Con il grano ormai maturo giunge alla sua naturale conclusione un viaggio iniziato lo scorso dicembre 2024; un viaggio di cui vi abbiamo raccontato ogni passaggio: dalla scelta dei grani, la semina, il monitoraggio, fino ad oggi che ogni sforzo sembra aver preso forma.
A fine giugno i due campi che avevamo seminato si sono tinti di un giallo intenso, segnale inequivocabile che il grano fosse maturo e pronto per la mietitura.
Confrontarci con questo progetto, ha consentito a noi volontarie di immergerci nel mondo dell’antica tradizione contadina. Una tradizione che affonda le sue radici nelle antiche civiltà che spesso associavano il grano a divinità della fertilità e del raccolto (come Demetra per i Greci, Cerere per i Romani, Nepri per gli Egizi). Il grano è da sempre simbolo di vita e prosperità, per questo, vi sono moltissimi riti e cerimonie legati ad esso, a cui ogni popolo ha dato la propria interpretazione.
I nostri nonni ci raccontano che la semina e la mietitura erano vissute come vere e proprie feste, in cui tutta la comunità si riuniva e dava il proprio contributo. L’arrivo della bella stagione coincideva con questo momento di rinascita, di celebrazione della terra e di speranza per i raccolti dell’anno successivo. Ancora negli anni ’50 la raccolta del grano avveniva a mano; solitamente ci si divideva in due gruppi: un primo, composto per lo più da uomini, che procedendo per file ordinate falciava il grano; un secondo, composto da donne e bambini, che raccoglieva le spighe e legava le fascine.
Dopo alcuni giorni dalla raccolta avveniva la trebbiatura, cioè la separazione dei chicchi dalla spiga e dalla paglia. Questa poteva avvenire in vari modi: attraverso la battitura manuale (o flagellazione); il calpestio degli animali da lavoro (buoi, cavalli, asini); oppure attraverso la ventilazione.
Proprio durante l’ultimo giorno di trebbiatura aveva luogo il “pranzo della trebbiatura”, un momento importante e solenne della vita contadina: non solo un semplice pasto, ma un vero e proprio rito che celebrava la fine del duro lavoro e la gioia per essersi assicurati il pane per tutto l’inverno. Oltre a carne, formaggi e vino, non potevano mancare tagliatelle e tagliolini fatti in casa.
Oggi le cose sono cambiate: seminare il grano non è più un’attività familiare, ma fa comunque parte della nostra storia e di quella del nostro territorio. Riscoprire le antiche usanze e prodotti vuol dire riscoprire prodotti autentici, quindi unici, che meritano di essere tutelati.

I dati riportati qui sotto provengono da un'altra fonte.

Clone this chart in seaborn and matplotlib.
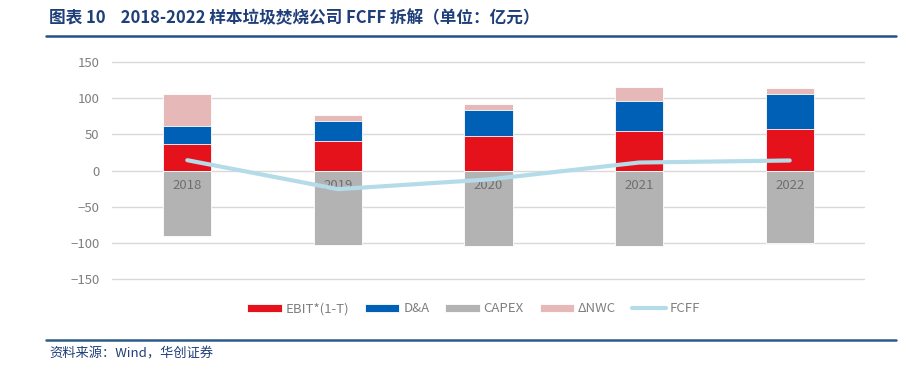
import numpy as np
import pandas as pd
import matplotlib
matplotlib.use("Agg")
import matplotlib.pyplot as plt
from matplotlib.lines import Line2D
import seaborn as sns

# data (亿元)
years = ["2018", "2019", "2020", "2021", "2022"]
ebit = [36.3, 40.4, 47.8, 54.2, 57.9]
da = [25.3, 28.0, 35.3, 42.3, 48.2]
capex = [90.5, 103.4, 104.7, 104.7, 100.1]
nwc = [43.6, 7.9, 8.3, 19.3, 7.8]
fcff = [14.2, -25.7, -12.4, 11.0, 13.8]

c_ebit = "#e5121c"
c_da = "#0060b5"
c_capex = "#b3b3b3"
c_nwc = "#e6b8b8"
c_fcff = "#b4dce8"

sns.set_style("white")
plt.rcParams["font.family"] = ["Noto Sans CJK SC", "DejaVu Sans"]

df = pd.DataFrame({"year": years, "ebit": ebit, "da": da, "capex": capex,
                   "nwc": nwc, "fcff": fcff})
df["lvl2"] = df["ebit"] + df["da"]
df["lvl3"] = df["lvl2"] + df["nwc"]
df["neg"] = -df["capex"]

fig = plt.figure(figsize=(9.06, 3.69), dpi=100)
ax = fig.add_axes([112 / 906, 1 - 280.75 / 369, 753 / 906, 220.5 / 369])

bar_kw = dict(width=0.32, saturation=1, edgecolor="white", linewidth=0.6, ax=ax)
# stacked positives: draw cumulative totals from the top down
sns.barplot(data=df, x="year", y="lvl3", color=c_nwc, label="\u0394NWC", **bar_kw)
sns.barplot(data=df, x="year", y="lvl2", color=c_da, label="D&A", **bar_kw)
sns.barplot(data=df, x="year", y="ebit", color=c_ebit, label="EBIT*(1-T)", **bar_kw)
sns.barplot(data=df, x="year", y="neg", color=c_capex, label="CAPEX", **bar_kw)
sns.lineplot(x=np.arange(len(years)), y=df["fcff"], color=c_fcff, lw=3,
             label="FCFF", ax=ax, zorder=5, solid_capstyle="round")

ax.set_ylim(-152, 152)
ax.set_xlim(-0.5, len(years) - 0.5)
ax.set_yticks(range(-150, 151, 50))
ax.set_xticks([])
ax.set_xlabel("")
ax.set_ylabel("")
ax.set_axisbelow(True)
ax.yaxis.grid(True, color="#d9d9d9", lw=1)
for s in ax.spines.values():
    s.set_visible(False)
ax.tick_params(axis="y", length=0, labelsize=9.5, labelcolor="#7f7f7f", pad=9)

# category labels sit just under the zero line, above bars but under the line
for i, yr in enumerate(years):
    ax.text(i, -21, yr, ha="center", va="center", fontsize=9.5, color="#6f6f6f", zorder=4)

handles, labels = ax.get_legend_handles_labels()
lookup = dict(zip(labels, handles))
order = ["EBIT*(1-T)", "D&A", "CAPEX", "\u0394NWC", "FCFF"]
ax.legend([lookup[k] for k in order], order, loc="center",
          bbox_to_anchor=(474 / 906, 1 - 309 / 369), bbox_transform=fig.transFigure,
          ncol=5, frameon=False, fontsize=9.5, handlelength=2.6, handleheight=0.5,
          columnspacing=1.2, handletextpad=0.3, labelcolor="#7f7f7f")

navy = "#1f3f7a"
fig.text(49 / 906, 1 - 18 / 369,
         "图表 10    2018-2022 样本垃圾焚烧公司 FCFF 拆解（单位：亿元）",
         fontsize=12, fontweight="bold", color=navy, va="center", ha="left")
fig.add_artist(Line2D([46 / 906, 896 / 906], [1 - 36 / 369] * 2,
                      transform=fig.transFigure, color="#24508f", lw=1.8))
fig.add_artist(Line2D([46 / 906, 896 / 906], [1 - 340 / 369] * 2,
                      transform=fig.transFigure, color="#2e5c8a", lw=1.8))
fig.text(49 / 906, 1 - 354 / 369, "资料来源：Wind，华创证券", fontsize=9.5,
         style="italic", color=navy, va="center", ha="left")

fig.savefig("out.png", dpi=100)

Inoltre, il fatto che i processi produttivi si siano modernizzati, non elimina né attenua lo stupore che solo la natura sa regalare. Infatti, come vi abbiamo già raccontato, il grano è stato semplicemente seminato da noi, dopodiché non ha più avuto bisogno di nulla.
Questo e molto altro è stato raccontato lo scorso sabato, durante la Festa della campagna e della frutta Sabina. L’iniziativa si è tenuta presso l’azienda agricola Tenuta Valeria di Massimiliano Di Carlo, che ringraziamo per aver partecipato al nostro progetto
L’evento ha preso avvio proprio con l’accensione della mietitrebbiatrice, tecnica predominante oggi per la raccolta del grano, nel terreno in cui era stato seminato il grano duro Senatore Cappelli. Questo macchinario, a differenza del passato, consente di eseguire in un’unica operazione sia la mietitura (taglio delle spighe) che la trebbiatura (separazione dei chicchi dalla spiga e dalla paglia).
Ci teniamo però a raccontarvi che, nel secondo terreno in cui è stato seminato il grano Furat, la mietitura è avvenuta in maniera manuale, attraverso la falce, dandoci un piccolo assaggio del duro lavoro che svolgevano i contadini.
In foto gli instancabili Roberto e Alessandro
La Festa della campagna, è stata, a suo modo, il nostro “pranzo della trebbiatura”. Un momento di festa e convivialità in cui le nonne, con un bellissimo laboratorio, ci hanno mostrato come realizzare la pasta fresca con pochi e semplici ingredienti.
Per noi volontarie la fine del ciclo di produzione del grano è coincisa anche con il passaggio tra il nostro Olp Alessandro, con cui è iniziato il nostro viaggio del Servizio Civile, e la nostra nuova Olp Laura che ci accompagnerà fino alla sua conclusione.
Insomma, come per i nostri nonni un momento importante, di passaggio, del nostro lavoro.